Язык Баха относится к языку Моцарта и, наконец, к языку Бетховена так, как египетский сфинкс к эллинской человеческой статуе: как сфинкс с человеческим лицом выдаётся из животного ещё тела, так выдаётся благородная человеческая голова Баха из старинного парика. Непонятно-бессмысленная путаница прихотливого музыкального вкуса нашего времени состоит в том, что мы одновременно прислушиваемся к языку Баха и Бетховена и толкуем их, как будто они отличаются друг от друга только формами творчества и индивидуальностью, не замечая их действительного культурно-исторического различия.
Причина тому легко понятна: языком Бетховена может говорить лишь искренний, задушевный человек, потому что это был язык совершенного музыкального человека. Бетховен, в силу непреодолимого стремления к поиску абсолютной музыки, область которой он измерил и наполнил до крайних границ, указал нам путь оплодотворения всех искусств музыкой, как единственное успешное расширение её сферы. А языку Баха искусный композитор может легко подражать, хотя бы и не подражая собственно Баху. Это происходит от того, что в творчестве Баха формальные элементы преобладают над индивидуальным содержанием, которое в его время занимало далеко не господствующее положение. Это был период, когда формировались только способы музыкального выражения независимо от их содержания.
Творческие же усилия Мендельсона, направленные к тому, чтобы неясные, ничтожные идеи нашли не только интересное, но умопоражающее выражение, активно содействовали распущенности и произволу в нашем музыкальном стиле.

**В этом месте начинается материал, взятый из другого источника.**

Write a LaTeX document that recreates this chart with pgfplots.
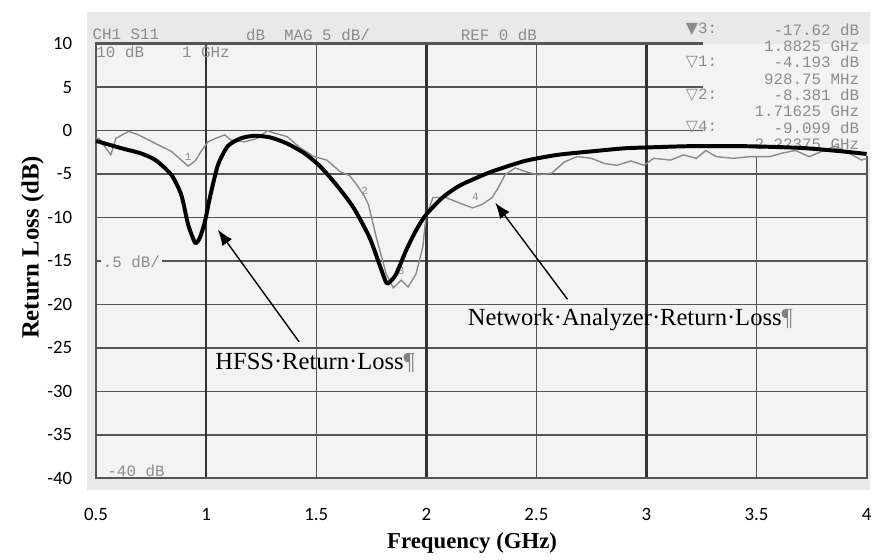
\documentclass[border=0pt]{standalone}
\usepackage{fontspec}
\setmainfont{Liberation Serif}
\newfontfamily\tickfont{Carlito}
\newfontfamily\vnafont{Liberation Mono}
\newfontfamily\symfont{DejaVu Sans}
\usepackage{pgfplots}
\pgfplotsset{compat=1.18}
\usetikzlibrary{arrows.meta}

\definecolor{vnagrid}{HTML}{555555}
\definecolor{vnatext}{HTML}{8C8C8C}
\definecolor{meas}{HTML}{8A8A8A}
\definecolor{bgout}{HTML}{E9E9E9}
\definecolor{bgin}{HTML}{F3F3F3}

% HFSS simulation (black)
\pgfplotstableread{
f rl
0.50 -1.2
0.617 -2.05
0.70 -2.6
0.770 -3.4
0.842 -5.1
0.887 -7.4
0.918 -10.8
0.950 -12.9
0.972 -12.3
0.995 -10.4
1.017 -7.7
1.053 -4.0
1.098 -1.8
1.157 -0.9
1.22 -0.6
1.292 -0.8
1.368 -1.5
1.445 -2.6
1.517 -4.1
1.593 -6.3
1.67 -8.9
1.742 -12.3
1.787 -15.4
1.818 -17.5
1.835 -17.4
1.863 -16.5
1.908 -13.8
1.953 -11.5
1.998 -9.7
2.074 -7.7
2.147 -6.4
2.223 -5.5
2.30 -4.7
2.448 -3.5
2.596 -2.8
2.75 -2.4
2.898 -2.05
3.0 -1.95
3.2 -1.8
3.44 -1.8
3.7 -2.0
3.89 -2.4
4.0 -2.7
}\hfsstable

% network analyzer trace (grey)
\pgfplotstableread{
f rl
0.50 -1.0
0.513 -0.9
0.536 -1.7
0.567 -2.8
0.59 -0.9
0.648 -0.1
0.693 -0.5
0.77 -1.5
0.842 -2.4
0.887 -3.4
0.918 -4.1
0.95 -3.5
0.977 -2.4
1.008 -1.3
1.053 -0.8
1.085 -0.5
1.112 -1.1
1.175 -1.3
1.233 -0.9
1.278 0.0
1.31 -0.3
1.368 -0.7
1.427 -2.0
1.49 -3.0
1.548 -3.4
1.607 -4.7
1.652 -5.2
1.683 -6.2
1.715 -7.4
1.737 -8.5
1.773 -12.3
1.818 -16.5
1.85 -18.1
1.886 -17.2
1.917 -18.0
1.953 -16.5
1.984 -13.4
1.998 -10.0
2.03 -7.7
2.088 -7.7
2.147 -8.3
2.21 -8.9
2.254 -8.5
2.30 -7.7
2.326 -6.6
2.358 -5.1
2.403 -4.3
2.448 -4.7
2.506 -5.1
2.57 -4.9
2.628 -3.6
2.686 -3.0
2.75 -3.2
2.81 -3.8
2.866 -4.0
2.93 -3.5
2.988 -4.0
3.033 -3.2
3.11 -3.4
3.168 -2.8
3.226 -3.2
3.27 -2.3
3.316 -3.0
3.393 -3.2
3.47 -3.0
3.56 -3.0
3.617 -2.6
3.676 -2.3
3.74 -3.0
3.797 -2.4
3.856 -1.8
3.92 -2.6
3.977 -3.4
4.0 -3.2
}\meastable

\begin{document}
\begin{tikzpicture}
\begin{axis}[
  set layers=standard,
  scale only axis,
  width=389pt, height=219.5pt,
  xmin=0.5, xmax=4, ymin=-40, ymax=10,
  xtick={0.5,1,1.5,2,2.5,3,3.5,4},
  ytick={-40,-35,-30,-25,-20,-15,-10,-5,0,5,10},
  major tick length=0pt,
  grid=major,
  grid style={vnagrid, line width=0.7pt},
  extra x ticks={1,2,3},
  extra x tick labels={},
  extra x tick style={grid=major, grid style={black!80, line width=1.3pt}},
  axis line style={vnagrid, line width=1.1pt},
  clip=false,
  tick label style={font=\tickfont\fontsize{9.5}{10}\selectfont,
    /pgf/number format/assume math mode=true},
  yticklabel style={xshift=-8.5pt},
  xticklabel style={yshift=-11.5pt},
  xlabel={Frequency (GHz)},
  ylabel={Return Loss (dB)},
  every axis x label/.style={at={(axis description cs:0.488,-0.148)},
    anchor=center, font=\bfseries\fontsize{11.5}{13}\selectfont},
  every axis y label/.style={at={(axis description cs:-0.0823,0.531)},
    rotate=90, anchor=center, font=\bfseries\fontsize{12.5}{14}\selectfont},
]
% page size and analyzer print background
\path (rel axis cs:-0.1247,-0.1822) rectangle (rel axis cs:1.0039,1.1002);
\begin{pgfonlayer}{axis background}
\fill[bgout] (rel axis cs:-0.0116,-0.0273) rectangle (rel axis cs:1.0039,1.0729);
\fill[bgin] (rel axis cs:0,0) rectangle (rel axis cs:1,1);
\end{pgfonlayer}
% marker readout area hides the grid
\begin{pgfonlayer}{pre main}
\fill[bgin] (axis cs:3.257,-2.96) rectangle (rel axis cs:1.0039,1);
\fill[bgout] (axis cs:3.257,10) rectangle (rel axis cs:1.0039,1.0729);
\end{pgfonlayer}

% analyzer screen texts
\begin{scope}[every node/.style={text=vnatext, inner sep=0pt,
    font=\vnafont\fontsize{8}{9}\selectfont}]
\node[anchor=west] at (axis cs:0.482,11.05) {CH1 S11};
\node[anchor=west] at (axis cs:1.18,11.05) {dB\ \ MAG 5 dB/};
\node[anchor=west] at (axis cs:2.155,11.05) {REF 0 dB};
\node[anchor=west] at (axis cs:0.50,9.0) {10 dB\ \ \ \ 1 GHz};
\node[anchor=west, fill=bgin, inner sep=1pt] at (axis cs:0.52,-15.1) {.5 dB/};
\node[anchor=west] at (axis cs:0.55,-39.1) {-40 dB};
\node[anchor=west] at (axis cs:3.177,11.6) {{\symfont ▼}3:};
\node[anchor=east] at (axis cs:3.968,11.6) {-17.62 dB};
\node[anchor=east] at (axis cs:3.968,9.68) {1.8825 GHz};
\node[anchor=west] at (axis cs:3.177,7.86) {{\symfont ▽}1:};
\node[anchor=east] at (axis cs:3.968,7.86) {-4.193 dB};
\node[anchor=east] at (axis cs:3.968,5.92) {928.75 MHz};
\node[anchor=west] at (axis cs:3.177,4.1) {{\symfont ▽}2:};
\node[anchor=east] at (axis cs:3.968,4.1) {-8.381 dB};
\node[anchor=east] at (axis cs:3.968,2.16) {1.71625 GHz};
\node[anchor=west] at (axis cs:3.177,0.34) {{\symfont ▽}4:};
\node[anchor=east] at (axis cs:3.968,0.34) {-9.099 dB};
\node[anchor=east] at (axis cs:3.968,-1.6) {2.22375 GHz};
\end{scope}
\begin{scope}[every node/.style={text=vnatext, inner sep=0pt,
    font=\vnafont\fontsize{5.5}{6}\selectfont}]
\node at (axis cs:0.918,-3.0) {1};
\node at (axis cs:1.72,-6.9) {2};
\node at (axis cs:1.886,-16.2) {3};
\node at (axis cs:2.223,-7.6) {4};
\end{scope}

\addplot[meas, line width=0.7pt] table[x=f, y=rl] {\meastable};
\addplot[black, line width=2pt, smooth, tension=0.4] table[x=f, y=rl] {\hfsstable};

% annotations
\draw[-{Latex[length=8pt,width=6pt]}, line width=0.7pt] (axis cs:1.422,-24.3) -- (axis cs:1.053,-11.4);
\draw[-{Latex[length=8pt,width=6pt]}, line width=0.7pt] (axis cs:2.641,-19.4) -- (axis cs:2.313,-8.3);
\node[anchor=west, inner sep=0pt, font=\fontsize{12.4}{14}\selectfont]
  at (axis cs:1.04,-26.7) {HFSS·Return·Loss{\color{gray}¶}};
\node[anchor=west, inner sep=0pt, font=\fontsize{12.4}{14}\selectfont]
  at (axis cs:2.187,-21.8) {Network·Analyzer·Return·Loss{\color{gray}¶}};
\end{axis}
\end{tikzpicture}
\end{document}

В то время, как последний в цепи наших истинных музыкальных героев, Бетховен, добивался с величайшим желанием и чудодейственной мощью наиболее полного выражения невыразимого содержания при помощи ярко очерченной пластической формы своих музыкальных картин, Мендельсон только растирает в своих произведениях эти полученные образы в расплывчатую, фантастическую тень; при её неопределённом сиянии только наше капризное воображение произвольно возбуждается, но чисто человеческое внутреннее страстное стремление к художественному созерцанию едва ли будет просветлено надеждой на исполнение. Только там, где давящее чувство этой неспособности, кажется, овладевает Мендельсоном и заставляет его выражать нежное и грустное смирение, композитор субъективно показывает нам себя, мы видим его утончённую индивидуальность, которая сознаётся в своём бессилии в борьбе с невозможным. Это и есть, как мы уже говорили, трагическая черта в личности Мендельсона. И если мы желали бы в области искусства одарить нашим участием чисто личность, то мы не посмели бы отказать в этом участии Мендельсону, несмотря на то, что этот трагизм скорее всего был как бы его принадлежностью, но не мучительным, просветляющим чувством.
Но кроме Мендельсона, никакой другой еврейский композитор не в состоянии возбудить у нас даже подобное участие. Один далеко и широко известный еврейский композитор (5) наших дней выступил со своими произведениями не столько затем, чтобы поддержать путаницу в наших музыкальных понятиях, сколько затем, чтобы использовать её.
Публику нашей современной оперы уже в течении довольно продолжительного времени шаг за шагом совсем отучили от требований, которые должны были быть предъявляемы, не только к драматическим художественным произведениям, но вообще к произведениям хорошего вкуса. Помещения этих мест для развлечения наполняются в основном только той частью нашего среднего общества, у которого единственной причиной для разнообразнейших намерений служит скука. Но болезнь скуки нельзя лечить художественными наслаждениями, потому что она не может быть намеренно рассеяна, но только лишь затуманена иной формой скуки. Заботу о таком обмане тот знаменитый оперный композитор поставил себе художественной задачей жизни. Представляется совершенно излишним излагать те приёмы, которыми он пользовался для достижения своих важнейших задач; достаточно того, что он, судя по его успехам, в совершенстве умел обманывать.
В самом деле, разве не обманным образом он выдал своим скучающим слушателям (6) давно и хорошо известный жаргон за модное и пикантное выражение тех пошлостей, которые нам неоднократно бросались в глаза в их естественном непривлекательном виде? Он позаботился также и о том, чтобы использовать возможность драматических потрясений и чувственных катастроф, чего так настойчиво ожидают скучающие; и если вникнуть в причины его успеха, то не будет ничего удивительного в том, что он легко достигает цели. А что он здесь достигает цели, это ясно и понятно для того, кто вникает в причины, вследствие которых при таких обстоятельствах ему всё должно удаваться. Этот обманывающий композитор заходит даже так далеко, что обманывает сам себя, и, может быть, также ненамеренно, как он обманывает своих скучающих слушателей.